Deere’s FY2024 results present a clear two‑part story. On one hand, the business is cyclical and the top line contracted meaningfully in FY2024 (‑16.15%), pressuring earnings (‑30.16%). On the other hand, Deere continues to generate solid operational cash flow ($9.23B) and converts a substantial share of income into free cash flow ($4.43B), enabling ongoing R&D, capex and sizable shareholder returns ($4.01B in repurchases; $1.60B in dividends). The strategic emphasis on product investment — R&D of $2.29B and capex near $4.8B — indicates management is balancing near‑term cyclicality against longer‑term positioning in electrification, autonomy and digital services.
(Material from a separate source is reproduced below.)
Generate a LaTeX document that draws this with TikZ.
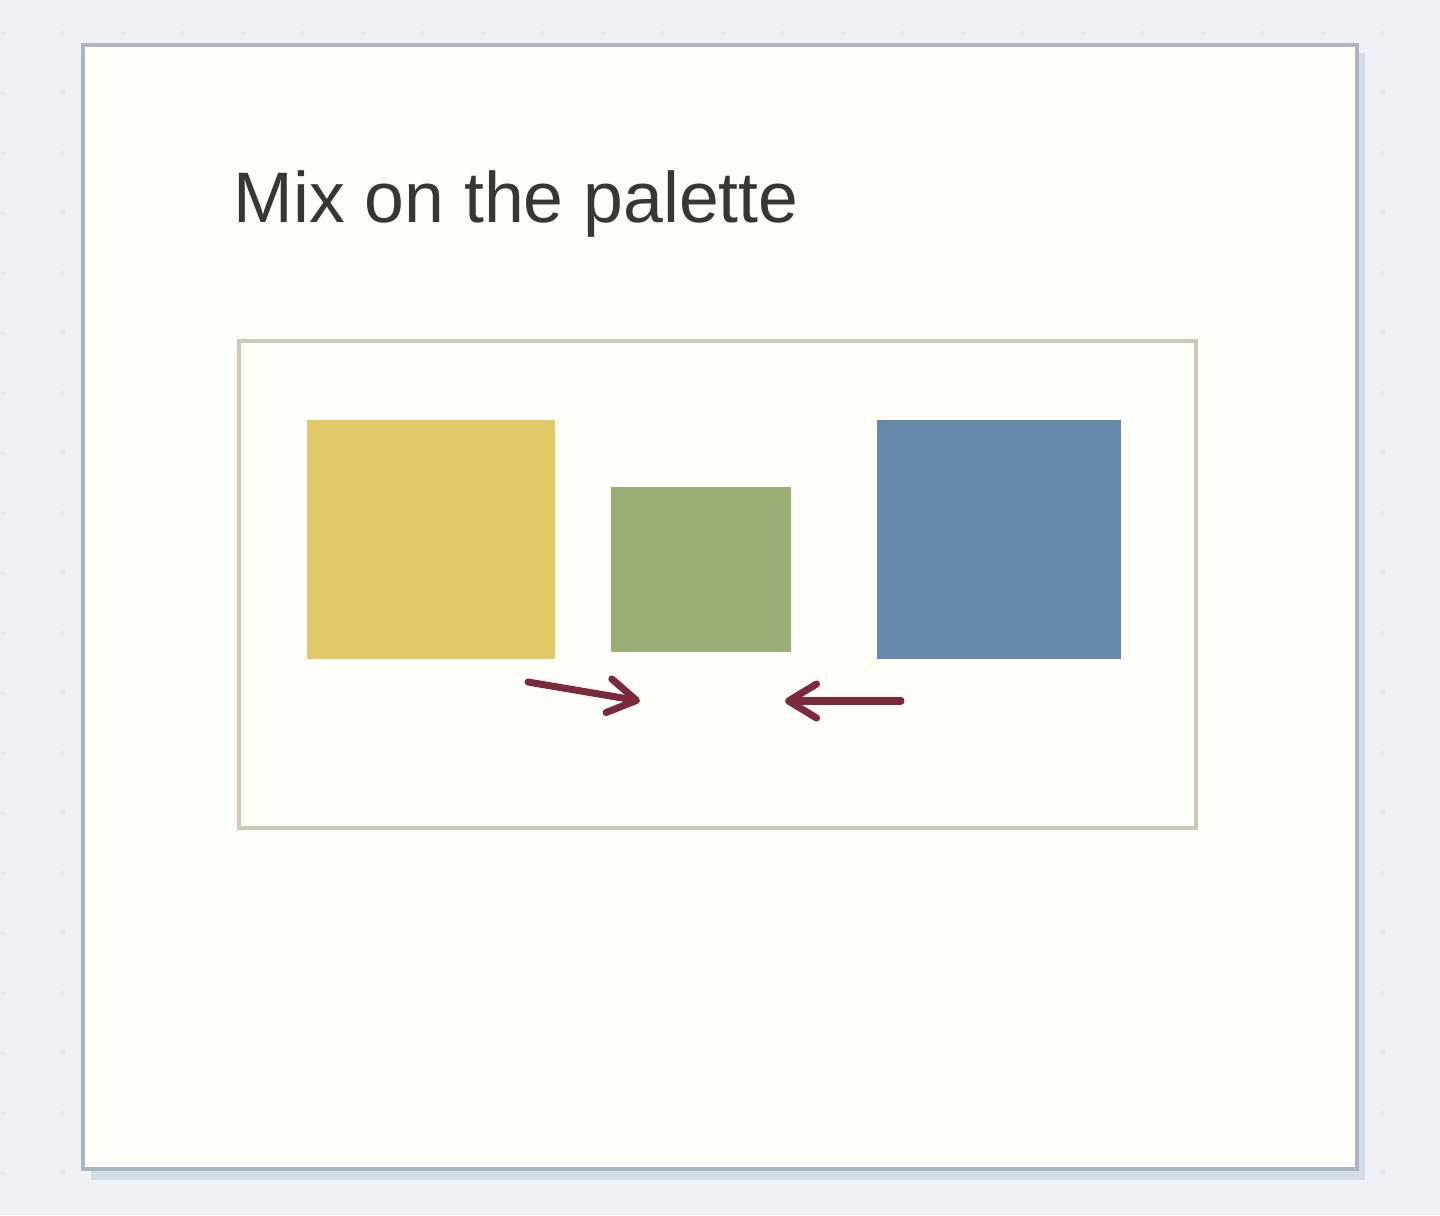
\documentclass[tikz,border=0pt]{standalone}
\usepackage{fontspec}
\setmainfont{Liberation Sans}
\usetikzlibrary{arrows.meta, positioning}
\definecolor{pagebg}{HTML}{EDF0F5}
\definecolor{griddot}{HTML}{E4E8EE}
\definecolor{cardfill}{HTML}{FFFEF8}
\definecolor{cardline}{HTML}{A8B5C2}
\definecolor{cardshadow}{HTML}{D3DBE3}
\definecolor{paletteline}{HTML}{D3C6B6}
\definecolor{paintyellow}{HTML}{E1C96A}
\definecolor{paintgreen}{HTML}{99AD74}
\definecolor{paintblue}{HTML}{6689AB}
\definecolor{mixarrow}{HTML}{7A2A3A}
\definecolor{titleink}{HTML}{3A3632}
\tikzset{
	swatch/.style={draw=none, inner sep=0pt, anchor=north west},
	mixline/.style={draw=mixarrow, line width=2pt, line cap=round,
		-{Straight Barb[length=0.28cm, width=0.34cm, line cap=round, round]}},
	baseline}

\begin{document}
\begin{tikzpicture}[x=0.01cm, y=-0.01cm]
		
		\fill[pagebg] (0,0) rectangle (1440,1215);
		\useasboundingbox (0,0) rectangle (1440,1215);
		\foreach \i in {0,...,23}
			\foreach \j in {0,...,20}
				\fill[griddot] (3+60*\i,33+60*\j) circle (2.5);
		
		\fill[cardshadow] (91,53) rectangle (1365,1180);
		\draw[cardline, fill=cardfill, line width=0.9pt] (83,45) rectangle (1357,1169);
		
		\node[anchor=base west, inner sep=0pt, text=titleink, font=\fontsize{20.35}{24}\selectfont] (title) at (233,222) {Mix on the palette};
		
		\draw[paletteline, line width=1.2pt] (239,341) rectangle (1196,828);
		\node[swatch, fill=paintyellow, minimum width=2.48cm, minimum height=2.39cm] (yellow) at (306.5,419.5) {};
		\node[swatch, fill=paintgreen, minimum width=1.80cm, minimum height=1.65cm] (green) at (610.5,486.5) {};
		\node[swatch, fill=paintblue, minimum width=2.44cm, minimum height=2.39cm] (blue) at (876.5,419.5) {};
		
		\coordinate (y0) at (528,682);
		\coordinate (y1) at (640,701);
		\coordinate (b0) at (901,701);
		\coordinate (b1) at (785,701);
		
		\draw[mixline] (y0) -- (y1);
		\draw[mixline] (b0) -- (b1);
		
	\end{tikzpicture}
\end{document}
Investors should watch three near‑term datapoints that will resolve the core tension between cyclical risk and structural investment payoff: the trajectory of dealer orders and backlogs (top‑line readthrough), margin stability or recovery as volumes normalize, and the company’s net‑debt path (does leverage decline as cash generation continues?). Together those indicators will determine whether Deere is in a cyclical trough with preserved strategic optionality or entering a phase where capital returns and investment must be rebalanced.

Key takeaways#

Deere’s FY2024 results combine a pronounced top‑line pullback with durable cash generation and elevated capital deployment. The company delivered $4.43B of free cash flow while repurchasing $4.01B of stock and paying $1.60B in dividends. Leverage rose — net debt to FY EBITDA around 3.96x — and that increase merits monitoring. R&D spending at $2.29B and capex of $4.8B show management is maintaining investment in future differentiation. In short: cyclical weakness hit revenue and earnings, but cash flow and margins remain strong enough to sustain strategic investment and shareholder returns — at the cost of higher leverage.

What to watch next#

The next critical inputs will be quarterly order cadence and dealer inventory trends, guidance around equipment demand and services growth, and the company’s stated priorities for buybacks versus debt reduction. Because Deere’s balance sheet includes significant finance receivables tied to agricultural financing programs, monitor any shifts in credit provisioning and the composition of current assets. Finally, watch margins closely: a rebound in volumes with stable gross margins would materially improve free cash flow and reduce leverage quickly.

Conclusion#

Deere enters the next stage with a mixed but coherent financial picture. The FY2024 revenue and net‑income declines underscore the cyclical exposure at the heart of its business, yet the company's ability to convert earnings into cash and to continue investing in R&D and capacity is notable. The elevated leverage from recent years changes the risk calculus — it raises sensitivity to prolonged demand softness — but does not negate Deere’s structural strengths: high margins, deep dealer networks, and a clear technology investment roadmap. The coming quarters will show whether product investments and services growth can convert cyclical variability into a more resilient, higher‑quality earnings stream.

(Unless otherwise noted, all financial figures cited are drawn from Deere & Company’s reported FY2024 consolidated financial statements filed 2024‑12‑12 and the company’s market quote as provided.)